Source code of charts
·····

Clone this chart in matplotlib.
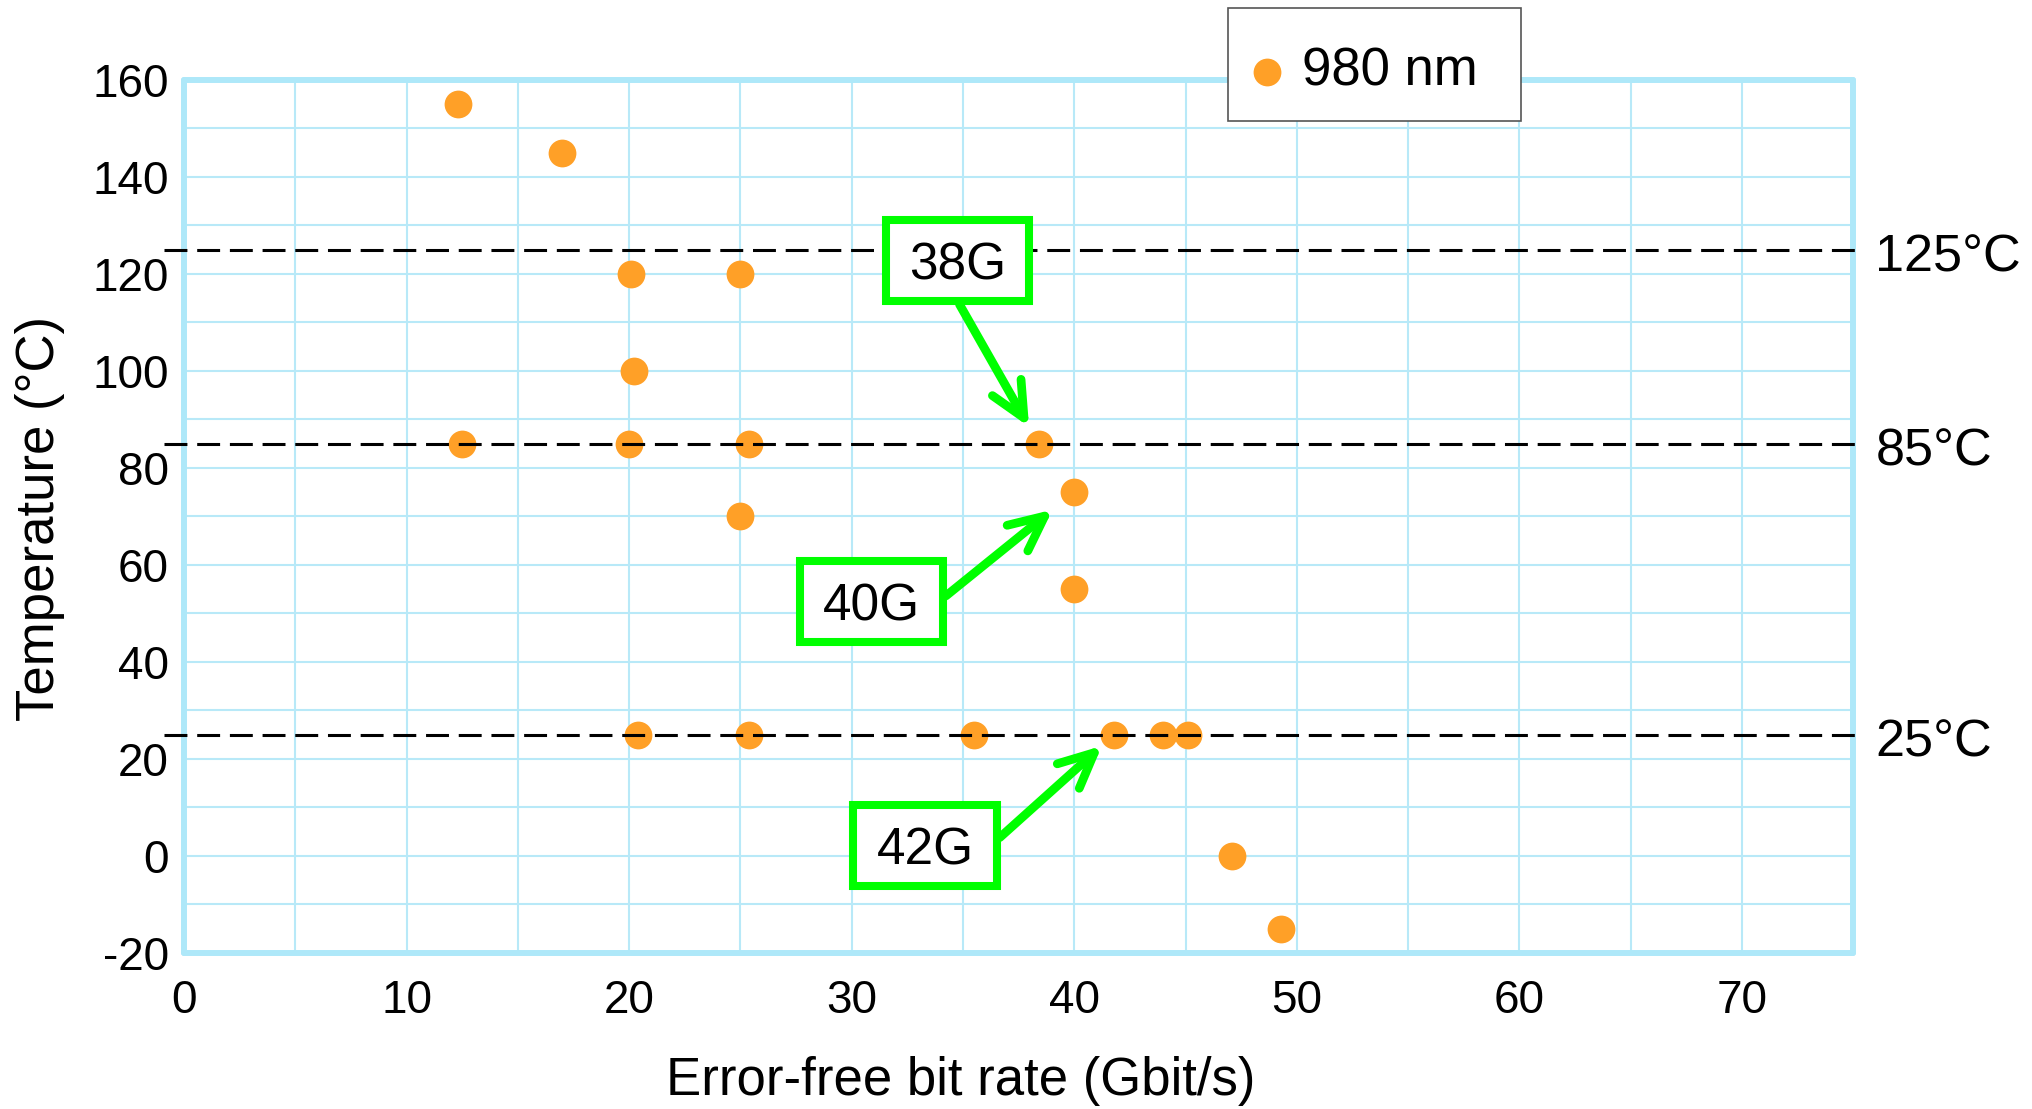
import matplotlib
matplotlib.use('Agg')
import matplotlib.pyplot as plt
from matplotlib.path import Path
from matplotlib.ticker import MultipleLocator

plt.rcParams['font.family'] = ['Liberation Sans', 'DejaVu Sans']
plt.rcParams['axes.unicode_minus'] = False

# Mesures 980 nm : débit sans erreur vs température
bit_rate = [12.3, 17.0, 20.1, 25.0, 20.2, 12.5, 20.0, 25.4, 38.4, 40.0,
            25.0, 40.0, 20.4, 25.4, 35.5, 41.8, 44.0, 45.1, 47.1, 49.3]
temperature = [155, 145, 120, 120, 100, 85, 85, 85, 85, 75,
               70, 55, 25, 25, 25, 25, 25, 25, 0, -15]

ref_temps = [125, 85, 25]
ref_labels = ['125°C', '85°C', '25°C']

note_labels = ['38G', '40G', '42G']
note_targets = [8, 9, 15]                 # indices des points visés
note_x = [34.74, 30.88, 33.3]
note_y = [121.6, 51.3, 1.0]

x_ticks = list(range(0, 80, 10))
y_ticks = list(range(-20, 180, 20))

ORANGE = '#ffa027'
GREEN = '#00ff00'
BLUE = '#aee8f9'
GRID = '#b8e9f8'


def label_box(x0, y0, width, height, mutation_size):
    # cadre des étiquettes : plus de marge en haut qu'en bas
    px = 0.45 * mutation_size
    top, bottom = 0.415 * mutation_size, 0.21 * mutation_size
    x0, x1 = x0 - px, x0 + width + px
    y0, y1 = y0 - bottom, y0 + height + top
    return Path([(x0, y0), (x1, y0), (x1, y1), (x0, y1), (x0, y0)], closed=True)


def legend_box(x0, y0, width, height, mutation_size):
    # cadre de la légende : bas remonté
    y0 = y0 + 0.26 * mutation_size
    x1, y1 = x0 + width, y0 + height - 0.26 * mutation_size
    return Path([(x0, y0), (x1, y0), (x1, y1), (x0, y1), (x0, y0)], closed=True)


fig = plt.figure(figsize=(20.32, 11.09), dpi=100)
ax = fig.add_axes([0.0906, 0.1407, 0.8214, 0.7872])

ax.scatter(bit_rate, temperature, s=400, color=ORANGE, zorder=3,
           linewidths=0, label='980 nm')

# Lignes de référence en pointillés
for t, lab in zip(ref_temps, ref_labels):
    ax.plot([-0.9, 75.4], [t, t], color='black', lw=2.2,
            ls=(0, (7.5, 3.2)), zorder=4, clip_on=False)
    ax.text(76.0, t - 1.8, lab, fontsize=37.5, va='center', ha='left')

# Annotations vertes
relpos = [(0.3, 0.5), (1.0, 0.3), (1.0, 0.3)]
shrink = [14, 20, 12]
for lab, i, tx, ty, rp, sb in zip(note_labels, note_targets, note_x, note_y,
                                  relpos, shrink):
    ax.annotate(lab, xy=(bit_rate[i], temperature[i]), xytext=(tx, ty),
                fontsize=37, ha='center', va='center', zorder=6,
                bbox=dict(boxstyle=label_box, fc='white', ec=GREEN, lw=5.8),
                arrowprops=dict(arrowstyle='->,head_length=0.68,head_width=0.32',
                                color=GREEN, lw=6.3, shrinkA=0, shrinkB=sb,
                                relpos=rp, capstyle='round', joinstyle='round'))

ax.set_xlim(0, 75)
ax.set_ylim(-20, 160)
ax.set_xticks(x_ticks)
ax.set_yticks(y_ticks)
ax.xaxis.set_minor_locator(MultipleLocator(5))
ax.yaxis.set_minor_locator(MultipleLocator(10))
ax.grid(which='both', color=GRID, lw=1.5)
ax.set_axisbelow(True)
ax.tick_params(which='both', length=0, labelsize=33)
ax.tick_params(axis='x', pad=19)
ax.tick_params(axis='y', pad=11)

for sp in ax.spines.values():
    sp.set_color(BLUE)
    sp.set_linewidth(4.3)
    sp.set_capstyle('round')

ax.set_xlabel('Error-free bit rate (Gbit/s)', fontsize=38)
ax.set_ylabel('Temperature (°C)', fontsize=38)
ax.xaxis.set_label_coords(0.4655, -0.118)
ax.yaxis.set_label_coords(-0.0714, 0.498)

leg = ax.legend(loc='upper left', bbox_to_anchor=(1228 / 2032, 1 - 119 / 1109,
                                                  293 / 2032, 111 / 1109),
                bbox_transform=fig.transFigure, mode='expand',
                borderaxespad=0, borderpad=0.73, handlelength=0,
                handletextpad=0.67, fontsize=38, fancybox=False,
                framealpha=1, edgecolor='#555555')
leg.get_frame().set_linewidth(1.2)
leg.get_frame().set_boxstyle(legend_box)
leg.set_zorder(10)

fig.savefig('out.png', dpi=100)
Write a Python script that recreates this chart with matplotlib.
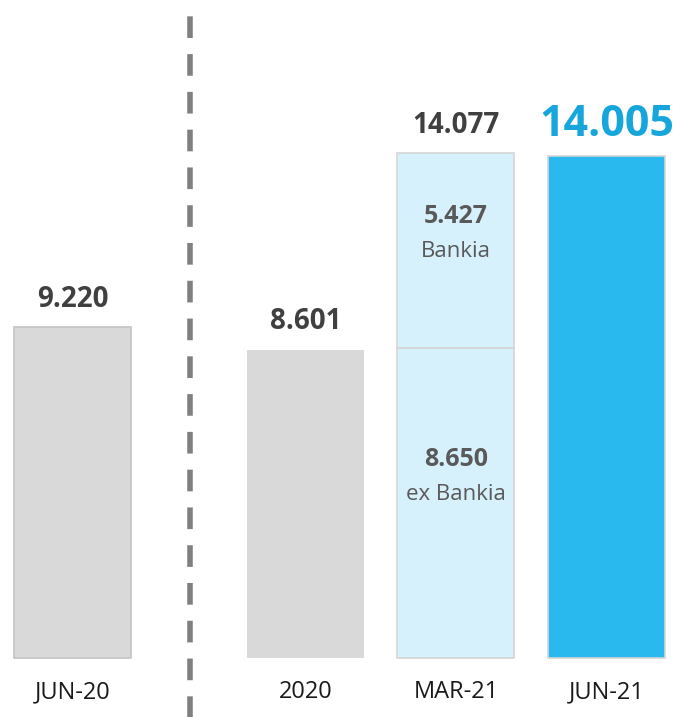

·····

**TO BE DONE**. Your task is to gather every line with the word "this" and copy it.

**TASK OUTPUT**.
Clone this chart in matplotlib.
Write a Python script that recreates this chart with matplotlib.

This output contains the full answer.